What if at this contest for agency some of those who spoke were not priest-chieftains or influential landholders? What if short swords, enchanted tree trunks, and hefted boulders were allowed a voice? Shouldn’t an Althing include all things? Isn’t a republic a res publica, a public thing? At a parliament (from French parler), who gets to speak? In his book Statues Michel Serres explores the place of things like stones or statues, objects condemned to silent roles in human dramas.[2] Because Germanic and Latinate terms for “thing” are etymologically related to the words for cause (causa, cosa, chose, Ding), Serres observes that things tend to be admitted to reality only by legal tribunals and assemblies – as if reality were a human fabrication (294, 307). Yet things, especially things that appear to hold themselves in silence, must possess a power indifferent to language: something that comes from themselves, not via human allowance. Silent things must be able to speak, exert agency, propel narrative. The philosopher of science Bruno Latour has famously imagined just such a Parliament of Things, where
Natures are present, but with their representatives, scientists who speak in their name. Societies are present, but with the objects that have long been serving as their ballast from time immemorial … The imbroglios and networks that had no place now have the whole place to themselves. They are the ones that have to be represented; it is around them that the Parliament of Things gathers henceforth. ‘It was the stone rejected by the builders that became the keystone’ (Mark 12:10).[3]
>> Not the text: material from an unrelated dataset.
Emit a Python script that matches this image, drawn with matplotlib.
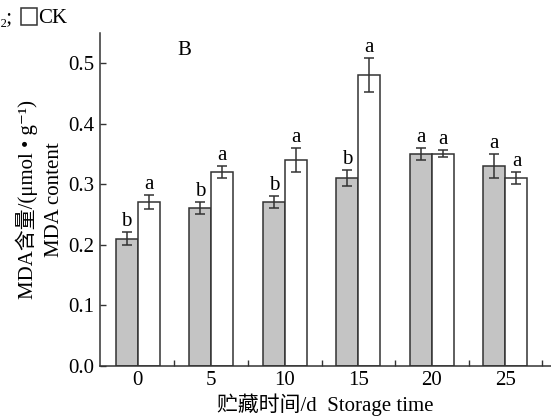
import numpy as np
import matplotlib
matplotlib.use('Agg')
import matplotlib.pyplot as plt
from matplotlib.patches import Rectangle

plt.rcParams['font.family'] = ['Liberation Serif', 'Noto Sans CJK SC', 'DejaVu Sans']

days = ['0', '5', '10', '15', '20', '25']
treat = [0.21, 0.26, 0.27, 0.31, 0.35, 0.33]
treat_err = [0.01, 0.01, 0.01, 0.013, 0.01, 0.02]
ck = [0.27, 0.32, 0.34, 0.48, 0.35, 0.31]
ck_err = [0.012, 0.01, 0.02, 0.028, 0.006, 0.01]
treat_sig = ['b', 'b', 'b', 'b', 'a', 'a']
ck_sig = ['a', 'a', 'a', 'a', 'a', 'a']

edge = '#333333'
fs = 15
fig = plt.figure(figsize=(5.51, 4.17), dpi=100)
ax = fig.add_axes([100 / 551, 1 - 365.7 / 417, 451 / 551, (365.7 - 32.7) / 417])

ind = np.arange(len(days))
w = 0.3
ekw = dict(ecolor=edge, elinewidth=1.1, capsize=3.3, capthick=1.1)
ax.bar(ind - w / 2, treat, w, yerr=treat_err, color='#c4c4c4', edgecolor=edge,
       linewidth=1.1, error_kw=ekw)
ax.bar(ind + w / 2, ck, w, yerr=ck_err, color='white', edgecolor=edge,
       linewidth=1.1, error_kw=ekw)

for i in ind:
    ax.text(i - w / 2, treat[i] + treat_err[i] + 0.002, treat_sig[i],
            ha='center', va='bottom', fontsize=fs)
    ax.text(i + w / 2, ck[i] + ck_err[i] + 0.002, ck_sig[i],
            ha='center', va='bottom', fontsize=fs)

ax.set_xlim(-0.513, 5.62)
ax.set_ylim(0, 0.55)
ax.set_xticks(ind)
ax.set_xticklabels(days, fontsize=fs)
ax.set_xticks(ind + 0.5, minor=True)
ax.tick_params(axis='x', which='major', length=0, pad=4)
ax.tick_params(axis='x', which='minor', direction='in', length=4, width=1, color=edge)
yt = np.arange(0, 0.51, 0.1)
ax.set_yticks(yt)
ax.set_yticklabels(['%.1f' % v for v in yt], fontsize=fs)
ax.tick_params(axis='y', direction='in', length=4, width=1, color=edge, pad=4)
for s in ['top', 'right']:
    ax.spines[s].set_visible(False)
for s in ['left', 'bottom']:
    ax.spines[s].set_color(edge)
    ax.spines[s].set_linewidth(1.1)

ax.text(0.64, 0.52, 'B', ha='center', va='center', fontsize=fs)

ax.set_ylabel('MDA含量/(μmol • g⁻¹)\nMDA content', fontsize=fs, linespacing=1.5,
              labelpad=3)
ax.set_xlabel('贮藏时间/d  Storage time', fontsize=fs, labelpad=2)

# legend fragment at top left (cut off in the original)
fig.text(0, 1 - 23 / 417, '₂;', fontsize=fs, va='baseline', ha='left')
fig.patches.append(Rectangle((21 / 551, 1 - 25 / 417), 16 / 551, 17 / 417,
                             transform=fig.transFigure, facecolor='white',
                             edgecolor=edge, linewidth=1.1))
fig.text(38 / 551, 1 - 23 / 417, 'CK', fontsize=fs, va='baseline', ha='left')

fig.savefig('out.png', dpi=100)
Or the stone hefted by the Icelandic warrior doomed to a life of bad luck and unhappiness, a stormy life that proceeded through his dependence upon objects: rocks to lift, swords to keep him company, last days with a fire and a ram and an island and a shepherd’s hut that became his best home.
The essays collected here make a cogent, collective argument that things matter in a double sense: the study of animals, plants, stones and objects can lead us to important new insights about the past and present; and their integrity, power, independence and vibrancy needs to be acknowledged, and can found a politically and ecologically engaged ethics in which the human is not the world’s sole meaning-maker, and never has been.
[1] Grettir’s Saga, trans. Denton Fox and Hermann Pálsson (Toronto: University of Toronto Press, 1974). Further references by page number. The newer translation is by Jesse Byock (Oxford: Oxford University Press, 2009). For the saga in Old Norse, see Grettis saga, ed. Örnólfur Thorsson (Reykjavík: Mál og menning, 1994).
[2] Michel Serres, Statues (Paris: François Bourin, 1987).
[3] Brono Latour, We have Never Been Modern, trans. Catherine Porter (Cambridge: Harvard University Press, 1993) 144.